__Dataset section__.

☆ ☆ ☆ ☆ ☆ ☆ ☆

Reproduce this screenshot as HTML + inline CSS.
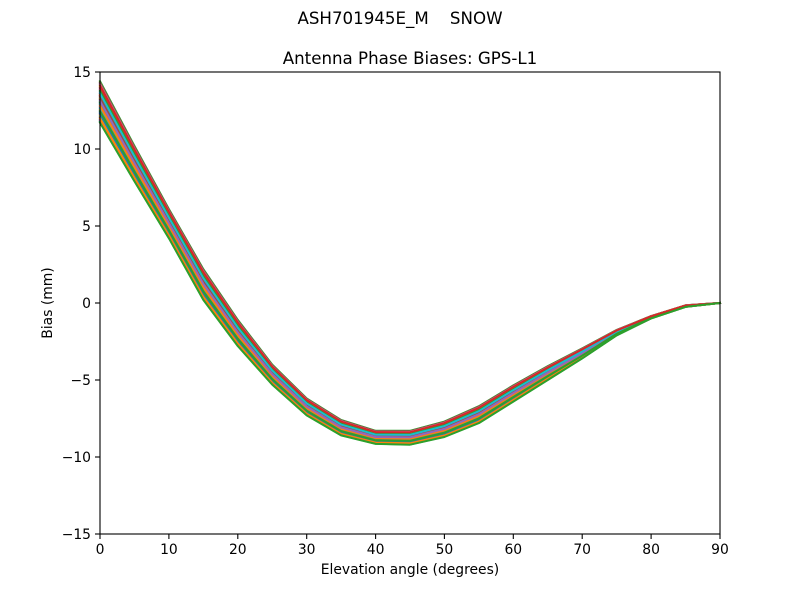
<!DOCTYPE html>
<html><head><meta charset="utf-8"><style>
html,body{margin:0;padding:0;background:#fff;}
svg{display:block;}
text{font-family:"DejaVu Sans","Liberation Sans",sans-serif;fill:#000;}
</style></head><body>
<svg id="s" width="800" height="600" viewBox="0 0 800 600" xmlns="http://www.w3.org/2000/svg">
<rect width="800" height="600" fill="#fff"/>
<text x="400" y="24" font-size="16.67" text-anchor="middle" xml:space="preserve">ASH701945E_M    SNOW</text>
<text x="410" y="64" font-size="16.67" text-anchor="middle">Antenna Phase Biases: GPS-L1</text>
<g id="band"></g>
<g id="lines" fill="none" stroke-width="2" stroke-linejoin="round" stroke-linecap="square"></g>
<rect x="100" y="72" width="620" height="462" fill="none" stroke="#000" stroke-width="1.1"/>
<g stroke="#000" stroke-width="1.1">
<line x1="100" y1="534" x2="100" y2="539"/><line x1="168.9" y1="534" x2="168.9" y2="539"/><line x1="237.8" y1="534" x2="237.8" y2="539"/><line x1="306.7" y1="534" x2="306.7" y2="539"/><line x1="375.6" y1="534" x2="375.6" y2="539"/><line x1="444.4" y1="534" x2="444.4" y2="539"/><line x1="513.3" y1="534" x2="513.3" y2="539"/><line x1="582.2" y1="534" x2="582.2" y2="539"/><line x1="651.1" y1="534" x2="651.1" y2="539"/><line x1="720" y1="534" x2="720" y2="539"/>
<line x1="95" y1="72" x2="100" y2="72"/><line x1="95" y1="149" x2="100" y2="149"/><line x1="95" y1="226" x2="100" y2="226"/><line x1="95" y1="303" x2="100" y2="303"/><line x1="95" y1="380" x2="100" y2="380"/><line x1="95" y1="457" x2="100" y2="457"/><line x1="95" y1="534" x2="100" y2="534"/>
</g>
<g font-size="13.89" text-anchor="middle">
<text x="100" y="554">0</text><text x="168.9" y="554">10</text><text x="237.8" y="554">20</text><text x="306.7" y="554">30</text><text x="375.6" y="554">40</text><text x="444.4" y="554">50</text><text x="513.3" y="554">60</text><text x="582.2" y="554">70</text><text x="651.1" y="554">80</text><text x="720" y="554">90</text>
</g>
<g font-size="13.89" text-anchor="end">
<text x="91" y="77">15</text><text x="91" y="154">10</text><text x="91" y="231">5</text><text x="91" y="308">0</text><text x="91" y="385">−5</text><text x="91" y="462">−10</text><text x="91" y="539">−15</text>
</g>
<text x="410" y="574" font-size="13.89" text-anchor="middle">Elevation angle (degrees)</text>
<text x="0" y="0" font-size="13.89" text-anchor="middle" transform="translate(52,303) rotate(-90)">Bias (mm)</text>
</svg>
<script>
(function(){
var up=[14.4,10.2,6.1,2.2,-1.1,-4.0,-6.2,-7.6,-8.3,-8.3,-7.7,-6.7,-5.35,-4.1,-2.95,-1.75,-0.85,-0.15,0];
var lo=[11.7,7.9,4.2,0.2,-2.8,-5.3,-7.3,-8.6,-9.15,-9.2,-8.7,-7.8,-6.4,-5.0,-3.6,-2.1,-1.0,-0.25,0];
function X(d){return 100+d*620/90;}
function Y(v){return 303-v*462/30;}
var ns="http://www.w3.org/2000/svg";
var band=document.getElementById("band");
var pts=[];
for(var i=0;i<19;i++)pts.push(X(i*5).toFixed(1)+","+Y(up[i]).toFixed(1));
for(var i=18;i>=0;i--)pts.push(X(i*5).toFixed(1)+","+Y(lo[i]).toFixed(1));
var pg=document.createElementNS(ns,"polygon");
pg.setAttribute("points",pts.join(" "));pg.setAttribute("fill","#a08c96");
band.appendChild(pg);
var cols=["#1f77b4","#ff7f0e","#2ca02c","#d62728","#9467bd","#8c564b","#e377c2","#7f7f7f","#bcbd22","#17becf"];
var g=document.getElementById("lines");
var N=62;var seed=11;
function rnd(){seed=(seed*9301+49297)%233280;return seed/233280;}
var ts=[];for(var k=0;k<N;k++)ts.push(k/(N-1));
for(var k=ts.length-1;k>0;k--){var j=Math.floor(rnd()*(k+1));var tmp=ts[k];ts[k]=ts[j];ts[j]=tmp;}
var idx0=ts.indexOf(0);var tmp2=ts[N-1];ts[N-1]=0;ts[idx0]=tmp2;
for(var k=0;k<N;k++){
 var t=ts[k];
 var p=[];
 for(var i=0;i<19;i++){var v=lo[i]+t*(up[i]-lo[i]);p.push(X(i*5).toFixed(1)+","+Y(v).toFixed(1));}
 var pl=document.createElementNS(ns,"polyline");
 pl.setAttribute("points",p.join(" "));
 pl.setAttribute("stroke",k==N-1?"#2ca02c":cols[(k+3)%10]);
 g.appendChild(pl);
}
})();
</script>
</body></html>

☆ ☆ ☆ ☆ ☆ ☆ ☆

__The request__. Without the pictures, print the whole listing exactly as given.

__The completed task__.
Reproduce this screenshot as HTML + inline CSS.
<!DOCTYPE html>
<html><head><meta charset="utf-8"><style>
html,body{margin:0;padding:0;background:#fff;}
svg{display:block;}
text{font-family:"DejaVu Sans","Liberation Sans",sans-serif;fill:#000;}
</style></head><body>
<svg id="s" width="800" height="600" viewBox="0 0 800 600" xmlns="http://www.w3.org/2000/svg">
<rect width="800" height="600" fill="#fff"/>
<text x="400" y="24" font-size="16.67" text-anchor="middle" xml:space="preserve">ASH701945E_M    SNOW</text>
<text x="410" y="64" font-size="16.67" text-anchor="middle">Antenna Phase Biases: GPS-L1</text>
<g id="band"></g>
<g id="lines" fill="none" stroke-width="2" stroke-linejoin="round" stroke-linecap="square"></g>
<rect x="100" y="72" width="620" height="462" fill="none" stroke="#000" stroke-width="1.1"/>
<g stroke="#000" stroke-width="1.1">
<line x1="100" y1="534" x2="100" y2="539"/><line x1="168.9" y1="534" x2="168.9" y2="539"/><line x1="237.8" y1="534" x2="237.8" y2="539"/><line x1="306.7" y1="534" x2="306.7" y2="539"/><line x1="375.6" y1="534" x2="375.6" y2="539"/><line x1="444.4" y1="534" x2="444.4" y2="539"/><line x1="513.3" y1="534" x2="513.3" y2="539"/><line x1="582.2" y1="534" x2="582.2" y2="539"/><line x1="651.1" y1="534" x2="651.1" y2="539"/><line x1="720" y1="534" x2="720" y2="539"/>
<line x1="95" y1="72" x2="100" y2="72"/><line x1="95" y1="149" x2="100" y2="149"/><line x1="95" y1="226" x2="100" y2="226"/><line x1="95" y1="303" x2="100" y2="303"/><line x1="95" y1="380" x2="100" y2="380"/><line x1="95" y1="457" x2="100" y2="457"/><line x1="95" y1="534" x2="100" y2="534"/>
</g>
<g font-size="13.89" text-anchor="middle">
<text x="100" y="554">0</text><text x="168.9" y="554">10</text><text x="237.8" y="554">20</text><text x="306.7" y="554">30</text><text x="375.6" y="554">40</text><text x="444.4" y="554">50</text><text x="513.3" y="554">60</text><text x="582.2" y="554">70</text><text x="651.1" y="554">80</text><text x="720" y="554">90</text>
</g>
<g font-size="13.89" text-anchor="end">
<text x="91" y="77">15</text><text x="91" y="154">10</text><text x="91" y="231">5</text><text x="91" y="308">0</text><text x="91" y="385">−5</text><text x="91" y="462">−10</text><text x="91" y="539">−15</text>
</g>
<text x="410" y="574" font-size="13.89" text-anchor="middle">Elevation angle (degrees)</text>
<text x="0" y="0" font-size="13.89" text-anchor="middle" transform="translate(52,303) rotate(-90)">Bias (mm)</text>
</svg>
<script>
(function(){
var up=[14.4,10.2,6.1,2.2,-1.1,-4.0,-6.2,-7.6,-8.3,-8.3,-7.7,-6.7,-5.35,-4.1,-2.95,-1.75,-0.85,-0.15,0];
var lo=[11.7,7.9,4.2,0.2,-2.8,-5.3,-7.3,-8.6,-9.15,-9.2,-8.7,-7.8,-6.4,-5.0,-3.6,-2.1,-1.0,-0.25,0];
function X(d){return 100+d*620/90;}
function Y(v){return 303-v*462/30;}
var ns="http://www.w3.org/2000/svg";
var band=document.getElementById("band");
var pts=[];
for(var i=0;i<19;i++)pts.push(X(i*5).toFixed(1)+","+Y(up[i]).toFixed(1));
for(var i=18;i>=0;i--)pts.push(X(i*5).toFixed(1)+","+Y(lo[i]).toFixed(1));
var pg=document.createElementNS(ns,"polygon");
pg.setAttribute("points",pts.join(" "));pg.setAttribute("fill","#a08c96");
band.appendChild(pg);
var cols=["#1f77b4","#ff7f0e","#2ca02c","#d62728","#9467bd","#8c564b","#e377c2","#7f7f7f","#bcbd22","#17becf"];
var g=document.getElementById("lines");
var N=62;var seed=11;
function rnd(){seed=(seed*9301+49297)%233280;return seed/233280;}
var ts=[];for(var k=0;k<N;k++)ts.push(k/(N-1));
for(var k=ts.length-1;k>0;k--){var j=Math.floor(rnd()*(k+1));var tmp=ts[k];ts[k]=ts[j];ts[j]=tmp;}
var idx0=ts.indexOf(0);var tmp2=ts[N-1];ts[N-1]=0;ts[idx0]=tmp2;
for(var k=0;k<N;k++){
 var t=ts[k];
 var p=[];
 for(var i=0;i<19;i++){var v=lo[i]+t*(up[i]-lo[i]);p.push(X(i*5).toFixed(1)+","+Y(v).toFixed(1));}
 var pl=document.createElementNS(ns,"polyline");
 pl.setAttribute("points",p.join(" "));
 pl.setAttribute("stroke",k==N-1?"#2ca02c":cols[(k+3)%10]);
 g.appendChild(pl);
}
})();
</script>
</body></html>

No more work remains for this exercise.